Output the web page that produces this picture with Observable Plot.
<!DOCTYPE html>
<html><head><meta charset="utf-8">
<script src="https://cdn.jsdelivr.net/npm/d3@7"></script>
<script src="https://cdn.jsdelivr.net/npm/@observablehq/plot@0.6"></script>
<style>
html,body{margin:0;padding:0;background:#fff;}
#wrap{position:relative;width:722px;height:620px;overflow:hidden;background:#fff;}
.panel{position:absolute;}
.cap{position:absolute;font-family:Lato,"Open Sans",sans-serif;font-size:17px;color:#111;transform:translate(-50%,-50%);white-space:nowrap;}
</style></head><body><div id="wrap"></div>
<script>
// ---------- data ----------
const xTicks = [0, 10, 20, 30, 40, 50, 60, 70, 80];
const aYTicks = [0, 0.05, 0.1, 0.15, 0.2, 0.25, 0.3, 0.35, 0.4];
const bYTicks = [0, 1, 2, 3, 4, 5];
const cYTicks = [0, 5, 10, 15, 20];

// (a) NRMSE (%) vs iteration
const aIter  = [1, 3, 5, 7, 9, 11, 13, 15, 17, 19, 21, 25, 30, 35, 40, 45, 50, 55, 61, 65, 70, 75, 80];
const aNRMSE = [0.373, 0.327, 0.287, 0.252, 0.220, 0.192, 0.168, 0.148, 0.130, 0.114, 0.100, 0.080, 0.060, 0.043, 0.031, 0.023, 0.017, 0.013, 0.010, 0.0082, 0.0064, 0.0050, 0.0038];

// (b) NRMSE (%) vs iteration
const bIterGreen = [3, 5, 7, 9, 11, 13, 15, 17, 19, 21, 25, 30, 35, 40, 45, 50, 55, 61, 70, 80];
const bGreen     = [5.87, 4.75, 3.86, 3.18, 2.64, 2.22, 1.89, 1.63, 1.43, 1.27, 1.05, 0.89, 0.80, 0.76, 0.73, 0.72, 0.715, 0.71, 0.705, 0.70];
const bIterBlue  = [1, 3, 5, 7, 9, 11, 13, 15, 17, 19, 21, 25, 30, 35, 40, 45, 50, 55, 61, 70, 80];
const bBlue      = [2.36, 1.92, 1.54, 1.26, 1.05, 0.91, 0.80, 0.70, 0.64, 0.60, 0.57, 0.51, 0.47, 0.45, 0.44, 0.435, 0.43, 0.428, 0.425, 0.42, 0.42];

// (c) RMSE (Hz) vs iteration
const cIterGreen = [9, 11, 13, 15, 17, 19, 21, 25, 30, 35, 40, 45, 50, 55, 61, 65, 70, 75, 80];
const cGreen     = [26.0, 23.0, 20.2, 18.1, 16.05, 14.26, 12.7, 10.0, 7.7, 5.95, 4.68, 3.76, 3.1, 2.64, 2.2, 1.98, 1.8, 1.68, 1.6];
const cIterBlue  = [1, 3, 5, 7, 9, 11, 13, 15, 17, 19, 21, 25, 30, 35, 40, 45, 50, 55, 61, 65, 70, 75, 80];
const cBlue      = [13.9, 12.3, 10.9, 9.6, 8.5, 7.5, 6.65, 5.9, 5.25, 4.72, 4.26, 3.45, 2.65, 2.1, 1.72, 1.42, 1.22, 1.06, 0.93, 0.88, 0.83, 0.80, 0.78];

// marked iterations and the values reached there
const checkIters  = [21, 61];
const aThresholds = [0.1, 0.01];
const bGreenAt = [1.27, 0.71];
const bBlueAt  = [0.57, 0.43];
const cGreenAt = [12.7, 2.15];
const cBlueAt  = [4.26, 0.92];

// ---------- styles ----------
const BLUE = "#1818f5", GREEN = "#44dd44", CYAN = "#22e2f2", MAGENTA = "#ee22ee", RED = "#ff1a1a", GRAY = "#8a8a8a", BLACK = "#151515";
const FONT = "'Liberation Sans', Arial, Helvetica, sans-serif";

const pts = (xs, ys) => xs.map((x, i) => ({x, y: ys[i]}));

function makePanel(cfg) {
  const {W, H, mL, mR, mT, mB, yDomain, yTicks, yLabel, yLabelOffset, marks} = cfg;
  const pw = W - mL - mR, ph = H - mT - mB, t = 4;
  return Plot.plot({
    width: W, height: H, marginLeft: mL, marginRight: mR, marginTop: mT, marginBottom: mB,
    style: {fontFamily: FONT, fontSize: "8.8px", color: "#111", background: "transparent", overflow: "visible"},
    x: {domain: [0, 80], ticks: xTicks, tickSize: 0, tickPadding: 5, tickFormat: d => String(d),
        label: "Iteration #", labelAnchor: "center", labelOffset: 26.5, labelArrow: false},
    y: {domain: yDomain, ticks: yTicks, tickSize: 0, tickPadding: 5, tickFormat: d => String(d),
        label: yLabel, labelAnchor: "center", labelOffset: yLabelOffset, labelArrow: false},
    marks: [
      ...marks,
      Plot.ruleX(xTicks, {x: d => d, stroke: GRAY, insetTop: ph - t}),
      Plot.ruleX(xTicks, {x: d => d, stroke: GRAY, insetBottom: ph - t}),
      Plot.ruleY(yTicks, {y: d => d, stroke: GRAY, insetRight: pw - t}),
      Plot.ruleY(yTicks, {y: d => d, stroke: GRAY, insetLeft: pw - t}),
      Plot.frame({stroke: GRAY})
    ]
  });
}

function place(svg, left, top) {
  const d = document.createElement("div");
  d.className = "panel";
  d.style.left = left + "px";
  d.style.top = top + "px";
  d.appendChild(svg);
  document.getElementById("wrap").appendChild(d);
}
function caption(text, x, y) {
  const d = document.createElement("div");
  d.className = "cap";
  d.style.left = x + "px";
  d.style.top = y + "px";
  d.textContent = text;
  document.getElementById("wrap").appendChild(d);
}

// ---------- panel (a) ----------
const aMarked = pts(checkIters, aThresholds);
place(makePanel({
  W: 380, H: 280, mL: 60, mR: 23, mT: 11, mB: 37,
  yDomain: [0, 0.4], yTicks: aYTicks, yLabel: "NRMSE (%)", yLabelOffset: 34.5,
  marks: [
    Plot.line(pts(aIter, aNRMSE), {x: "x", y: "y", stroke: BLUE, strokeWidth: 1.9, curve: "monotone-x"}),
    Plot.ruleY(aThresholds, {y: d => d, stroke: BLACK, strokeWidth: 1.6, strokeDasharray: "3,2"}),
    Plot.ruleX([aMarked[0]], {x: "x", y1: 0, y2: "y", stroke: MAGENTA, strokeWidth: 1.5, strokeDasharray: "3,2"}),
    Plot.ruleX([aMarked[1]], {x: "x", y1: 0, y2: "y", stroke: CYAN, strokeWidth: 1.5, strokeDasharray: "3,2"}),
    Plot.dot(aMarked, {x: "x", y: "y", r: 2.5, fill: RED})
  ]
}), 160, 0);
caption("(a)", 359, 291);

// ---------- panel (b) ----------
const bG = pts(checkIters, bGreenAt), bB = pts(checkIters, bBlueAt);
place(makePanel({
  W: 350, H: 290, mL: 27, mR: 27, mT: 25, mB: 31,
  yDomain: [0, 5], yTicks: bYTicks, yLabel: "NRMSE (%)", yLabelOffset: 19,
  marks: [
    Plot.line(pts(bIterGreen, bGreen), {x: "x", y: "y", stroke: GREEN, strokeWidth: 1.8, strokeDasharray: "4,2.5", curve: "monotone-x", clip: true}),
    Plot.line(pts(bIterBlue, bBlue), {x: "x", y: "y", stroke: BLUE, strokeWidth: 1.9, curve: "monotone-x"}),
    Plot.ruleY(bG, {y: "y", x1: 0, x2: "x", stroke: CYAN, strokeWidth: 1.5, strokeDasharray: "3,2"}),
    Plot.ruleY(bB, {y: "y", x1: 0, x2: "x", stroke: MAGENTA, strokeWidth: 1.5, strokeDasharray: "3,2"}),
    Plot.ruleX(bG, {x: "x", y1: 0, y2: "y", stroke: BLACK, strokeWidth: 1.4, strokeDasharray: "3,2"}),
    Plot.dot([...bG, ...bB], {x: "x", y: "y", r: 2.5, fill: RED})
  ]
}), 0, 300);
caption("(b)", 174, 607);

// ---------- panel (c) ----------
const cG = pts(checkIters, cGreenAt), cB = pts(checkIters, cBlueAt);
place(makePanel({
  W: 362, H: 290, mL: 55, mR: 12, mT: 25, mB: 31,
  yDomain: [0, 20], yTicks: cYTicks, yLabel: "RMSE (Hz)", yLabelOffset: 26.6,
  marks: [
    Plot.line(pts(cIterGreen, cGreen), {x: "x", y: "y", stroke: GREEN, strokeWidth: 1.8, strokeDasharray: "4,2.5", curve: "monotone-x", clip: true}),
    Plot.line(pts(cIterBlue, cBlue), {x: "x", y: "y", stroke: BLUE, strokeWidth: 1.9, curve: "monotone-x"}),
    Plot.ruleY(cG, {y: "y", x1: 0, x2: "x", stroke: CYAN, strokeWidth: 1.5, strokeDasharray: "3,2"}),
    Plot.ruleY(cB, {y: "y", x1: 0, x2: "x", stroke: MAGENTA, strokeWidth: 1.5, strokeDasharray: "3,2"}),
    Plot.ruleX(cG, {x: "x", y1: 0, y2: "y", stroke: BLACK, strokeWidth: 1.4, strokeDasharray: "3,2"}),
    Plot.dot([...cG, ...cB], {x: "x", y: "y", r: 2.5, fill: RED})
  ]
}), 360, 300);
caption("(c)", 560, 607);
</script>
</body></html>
* * *
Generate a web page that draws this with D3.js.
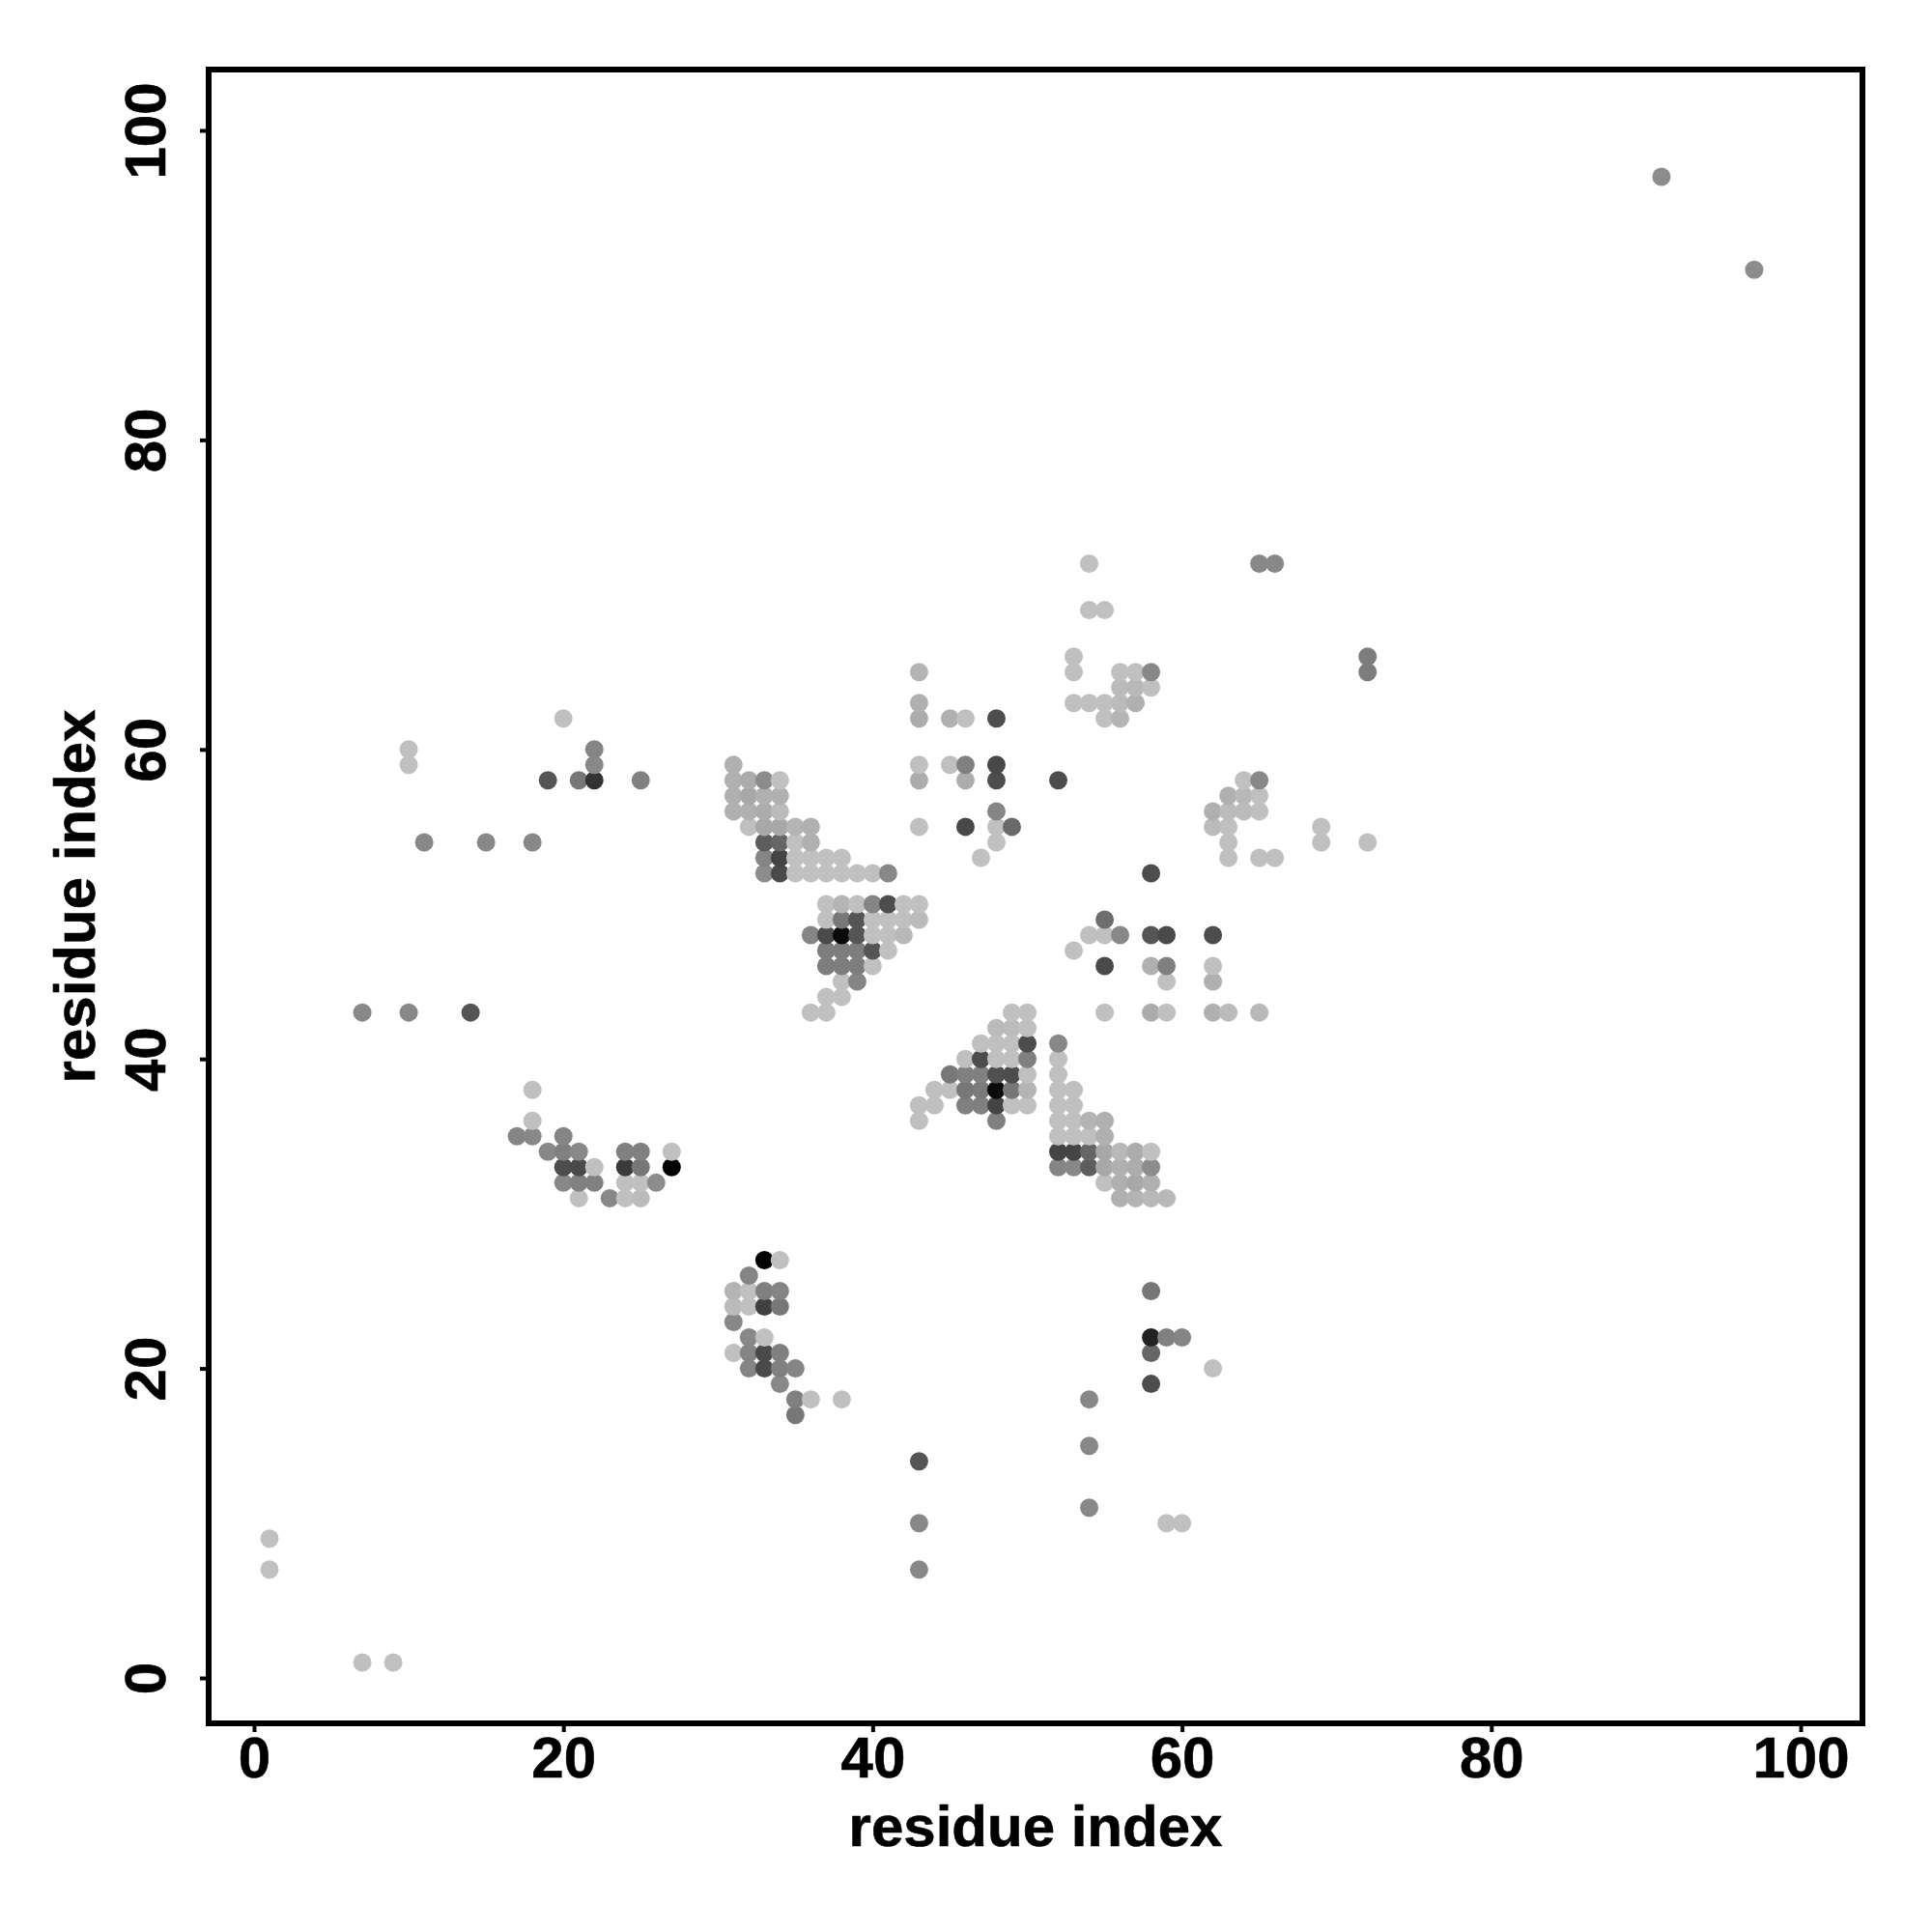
* * *
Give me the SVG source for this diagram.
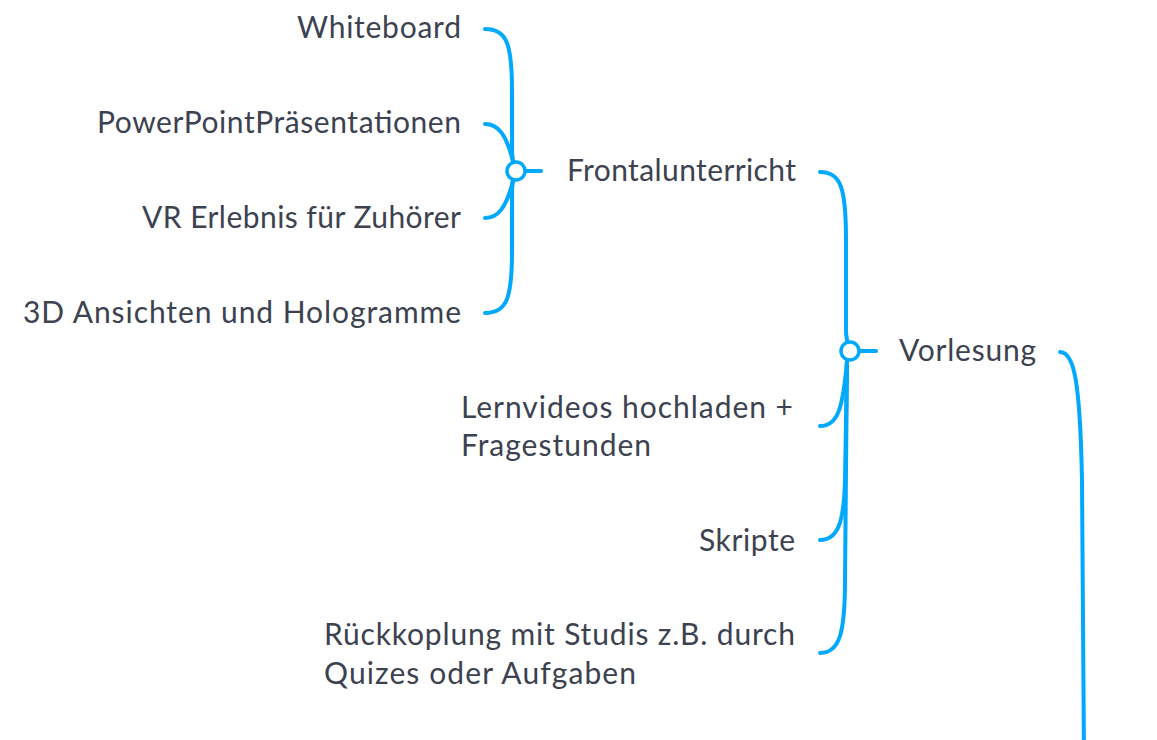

• _Your instructions_:
Within the listing above, the range opens at the line with "Output the web" and closes at the line with "0.425, 0.42, 0.42];". Reproduce exactly the lines of that range, including both ends.

• _The answer_:
Output the web page that produces this picture with Observable Plot.
<!DOCTYPE html>
<html><head><meta charset="utf-8">
<script src="https://cdn.jsdelivr.net/npm/d3@7"></script>
<script src="https://cdn.jsdelivr.net/npm/@observablehq/plot@0.6"></script>
<style>
html,body{margin:0;padding:0;background:#fff;}
#wrap{position:relative;width:722px;height:620px;overflow:hidden;background:#fff;}
.panel{position:absolute;}
.cap{position:absolute;font-family:Lato,"Open Sans",sans-serif;font-size:17px;color:#111;transform:translate(-50%,-50%);white-space:nowrap;}
</style></head><body><div id="wrap"></div>
<script>
// ---------- data ----------
const xTicks = [0, 10, 20, 30, 40, 50, 60, 70, 80];
const aYTicks = [0, 0.05, 0.1, 0.15, 0.2, 0.25, 0.3, 0.35, 0.4];
const bYTicks = [0, 1, 2, 3, 4, 5];
const cYTicks = [0, 5, 10, 15, 20];

// (a) NRMSE (%) vs iteration
const aIter  = [1, 3, 5, 7, 9, 11, 13, 15, 17, 19, 21, 25, 30, 35, 40, 45, 50, 55, 61, 65, 70, 75, 80];
const aNRMSE = [0.373, 0.327, 0.287, 0.252, 0.220, 0.192, 0.168, 0.148, 0.130, 0.114, 0.100, 0.080, 0.060, 0.043, 0.031, 0.023, 0.017, 0.013, 0.010, 0.0082, 0.0064, 0.0050, 0.0038];

// (b) NRMSE (%) vs iteration
const bIterGreen = [3, 5, 7, 9, 11, 13, 15, 17, 19, 21, 25, 30, 35, 40, 45, 50, 55, 61, 70, 80];
const bGreen     = [5.87, 4.75, 3.86, 3.18, 2.64, 2.22, 1.89, 1.63, 1.43, 1.27, 1.05, 0.89, 0.80, 0.76, 0.73, 0.72, 0.715, 0.71, 0.705, 0.70];
const bIterBlue  = [1, 3, 5, 7, 9, 11, 13, 15, 17, 19, 21, 25, 30, 35, 40, 45, 50, 55, 61, 70, 80];
const bBlue      = [2.36, 1.92, 1.54, 1.26, 1.05, 0.91, 0.80, 0.70, 0.64, 0.60, 0.57, 0.51, 0.47, 0.45, 0.44, 0.435, 0.43, 0.428, 0.425, 0.42, 0.42];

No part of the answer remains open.